- [Description of the task]:
Write out the opening lines of the data word for word, up to and including the line with "line([[times[i], means[i]], [times[i", and leave every picture and every later line out.

- [Supplied information]:
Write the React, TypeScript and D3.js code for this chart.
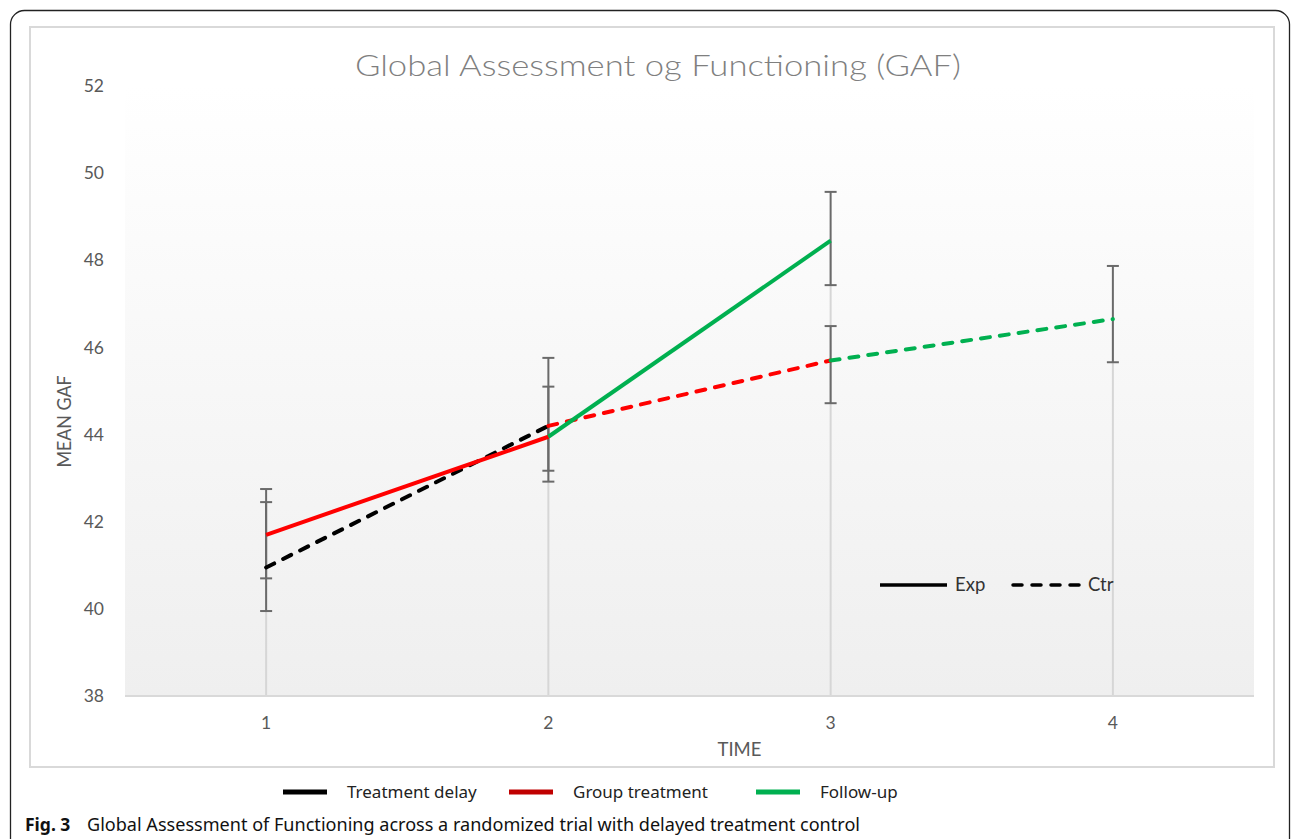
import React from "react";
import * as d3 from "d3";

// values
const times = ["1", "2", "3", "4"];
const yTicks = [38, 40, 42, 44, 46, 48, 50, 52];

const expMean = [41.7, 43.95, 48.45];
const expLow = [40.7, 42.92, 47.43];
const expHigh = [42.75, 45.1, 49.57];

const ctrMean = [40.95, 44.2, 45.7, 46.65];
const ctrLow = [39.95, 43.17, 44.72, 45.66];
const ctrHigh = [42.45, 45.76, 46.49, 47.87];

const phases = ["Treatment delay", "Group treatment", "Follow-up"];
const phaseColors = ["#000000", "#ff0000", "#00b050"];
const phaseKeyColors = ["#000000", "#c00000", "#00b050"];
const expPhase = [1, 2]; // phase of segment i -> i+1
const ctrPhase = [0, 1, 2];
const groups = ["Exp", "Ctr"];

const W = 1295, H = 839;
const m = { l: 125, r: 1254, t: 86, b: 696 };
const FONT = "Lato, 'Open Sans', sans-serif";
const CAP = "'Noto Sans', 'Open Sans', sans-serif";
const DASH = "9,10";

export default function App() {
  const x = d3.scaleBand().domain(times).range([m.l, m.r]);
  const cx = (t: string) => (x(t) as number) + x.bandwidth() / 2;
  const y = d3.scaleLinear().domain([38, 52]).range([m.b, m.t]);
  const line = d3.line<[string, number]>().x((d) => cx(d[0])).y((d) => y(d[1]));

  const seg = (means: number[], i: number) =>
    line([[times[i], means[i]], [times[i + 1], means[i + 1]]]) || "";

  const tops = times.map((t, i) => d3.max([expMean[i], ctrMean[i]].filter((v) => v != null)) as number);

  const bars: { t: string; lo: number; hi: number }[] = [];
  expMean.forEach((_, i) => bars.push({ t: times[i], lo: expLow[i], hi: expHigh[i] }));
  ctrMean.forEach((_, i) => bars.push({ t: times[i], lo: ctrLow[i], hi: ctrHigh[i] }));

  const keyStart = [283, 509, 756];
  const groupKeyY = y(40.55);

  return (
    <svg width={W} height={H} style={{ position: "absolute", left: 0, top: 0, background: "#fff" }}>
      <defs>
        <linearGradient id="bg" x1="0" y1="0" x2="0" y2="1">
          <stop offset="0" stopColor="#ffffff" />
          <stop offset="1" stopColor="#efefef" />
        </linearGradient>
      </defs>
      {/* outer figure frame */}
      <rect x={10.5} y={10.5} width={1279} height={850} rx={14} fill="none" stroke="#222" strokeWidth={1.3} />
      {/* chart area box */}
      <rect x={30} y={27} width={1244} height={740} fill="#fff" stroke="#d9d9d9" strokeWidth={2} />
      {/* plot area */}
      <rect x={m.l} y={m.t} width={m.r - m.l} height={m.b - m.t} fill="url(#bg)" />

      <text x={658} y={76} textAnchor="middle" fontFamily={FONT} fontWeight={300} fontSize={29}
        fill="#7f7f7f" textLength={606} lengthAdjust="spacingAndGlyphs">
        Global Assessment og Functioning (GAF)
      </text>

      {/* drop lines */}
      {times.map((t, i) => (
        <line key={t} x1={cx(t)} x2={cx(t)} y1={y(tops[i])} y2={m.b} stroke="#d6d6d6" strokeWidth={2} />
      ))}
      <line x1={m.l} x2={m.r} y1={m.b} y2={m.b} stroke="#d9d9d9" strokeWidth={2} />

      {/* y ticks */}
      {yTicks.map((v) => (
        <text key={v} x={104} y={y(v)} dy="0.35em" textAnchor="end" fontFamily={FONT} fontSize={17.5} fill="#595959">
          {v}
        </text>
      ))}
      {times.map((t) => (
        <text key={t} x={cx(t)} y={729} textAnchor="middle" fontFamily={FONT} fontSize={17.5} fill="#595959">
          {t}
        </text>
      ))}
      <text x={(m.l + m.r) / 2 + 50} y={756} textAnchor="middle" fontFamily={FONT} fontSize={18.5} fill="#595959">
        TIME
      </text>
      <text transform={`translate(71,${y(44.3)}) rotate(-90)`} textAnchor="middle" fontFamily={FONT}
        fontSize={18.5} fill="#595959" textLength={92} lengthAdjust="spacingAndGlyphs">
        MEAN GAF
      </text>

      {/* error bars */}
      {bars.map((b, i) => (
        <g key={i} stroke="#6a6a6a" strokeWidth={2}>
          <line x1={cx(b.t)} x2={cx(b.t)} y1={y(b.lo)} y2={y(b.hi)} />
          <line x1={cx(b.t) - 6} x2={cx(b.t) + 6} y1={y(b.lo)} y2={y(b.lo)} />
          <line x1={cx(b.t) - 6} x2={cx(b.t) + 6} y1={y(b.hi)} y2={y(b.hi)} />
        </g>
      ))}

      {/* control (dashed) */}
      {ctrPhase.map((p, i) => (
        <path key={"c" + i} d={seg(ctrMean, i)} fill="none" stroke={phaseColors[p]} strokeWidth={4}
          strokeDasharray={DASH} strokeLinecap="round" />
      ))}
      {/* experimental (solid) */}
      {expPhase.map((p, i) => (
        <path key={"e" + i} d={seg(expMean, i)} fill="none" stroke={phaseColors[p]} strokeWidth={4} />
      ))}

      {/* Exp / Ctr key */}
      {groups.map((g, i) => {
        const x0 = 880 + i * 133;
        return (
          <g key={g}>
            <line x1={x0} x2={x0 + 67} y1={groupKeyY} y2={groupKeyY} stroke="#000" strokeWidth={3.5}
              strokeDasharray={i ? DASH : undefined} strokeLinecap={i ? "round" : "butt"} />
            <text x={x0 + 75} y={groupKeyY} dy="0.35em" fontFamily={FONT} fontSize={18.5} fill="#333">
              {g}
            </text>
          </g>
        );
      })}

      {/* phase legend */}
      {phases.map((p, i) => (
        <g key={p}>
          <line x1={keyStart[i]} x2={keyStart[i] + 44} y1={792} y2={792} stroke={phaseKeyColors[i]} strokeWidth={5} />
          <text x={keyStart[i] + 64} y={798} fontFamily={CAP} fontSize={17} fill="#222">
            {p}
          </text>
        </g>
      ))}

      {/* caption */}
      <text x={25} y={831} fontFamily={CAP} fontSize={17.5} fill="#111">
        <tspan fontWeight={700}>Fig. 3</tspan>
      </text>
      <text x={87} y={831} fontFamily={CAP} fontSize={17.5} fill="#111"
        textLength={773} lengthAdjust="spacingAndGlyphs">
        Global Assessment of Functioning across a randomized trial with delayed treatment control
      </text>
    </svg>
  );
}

- [Response for this exercise]:
Write the React, TypeScript and D3.js code for this chart.
import React from "react";
import * as d3 from "d3";

// values
const times = ["1", "2", "3", "4"];
const yTicks = [38, 40, 42, 44, 46, 48, 50, 52];

const expMean = [41.7, 43.95, 48.45];
const expLow = [40.7, 42.92, 47.43];
const expHigh = [42.75, 45.1, 49.57];

const ctrMean = [40.95, 44.2, 45.7, 46.65];
const ctrLow = [39.95, 43.17, 44.72, 45.66];
const ctrHigh = [42.45, 45.76, 46.49, 47.87];

const phases = ["Treatment delay", "Group treatment", "Follow-up"];
const phaseColors = ["#000000", "#ff0000", "#00b050"];
const phaseKeyColors = ["#000000", "#c00000", "#00b050"];
const expPhase = [1, 2]; // phase of segment i -> i+1
const ctrPhase = [0, 1, 2];
const groups = ["Exp", "Ctr"];

const W = 1295, H = 839;
const m = { l: 125, r: 1254, t: 86, b: 696 };
const FONT = "Lato, 'Open Sans', sans-serif";
const CAP = "'Noto Sans', 'Open Sans', sans-serif";
const DASH = "9,10";

export default function App() {
  const x = d3.scaleBand().domain(times).range([m.l, m.r]);
  const cx = (t: string) => (x(t) as number) + x.bandwidth() / 2;
  const y = d3.scaleLinear().domain([38, 52]).range([m.b, m.t]);
  const line = d3.line<[string, number]>().x((d) => cx(d[0])).y((d) => y(d[1]));

  const seg = (means: number[], i: number) =>
    line([[times[i], means[i]], [times[i + 1], means[i + 1]]]) || "";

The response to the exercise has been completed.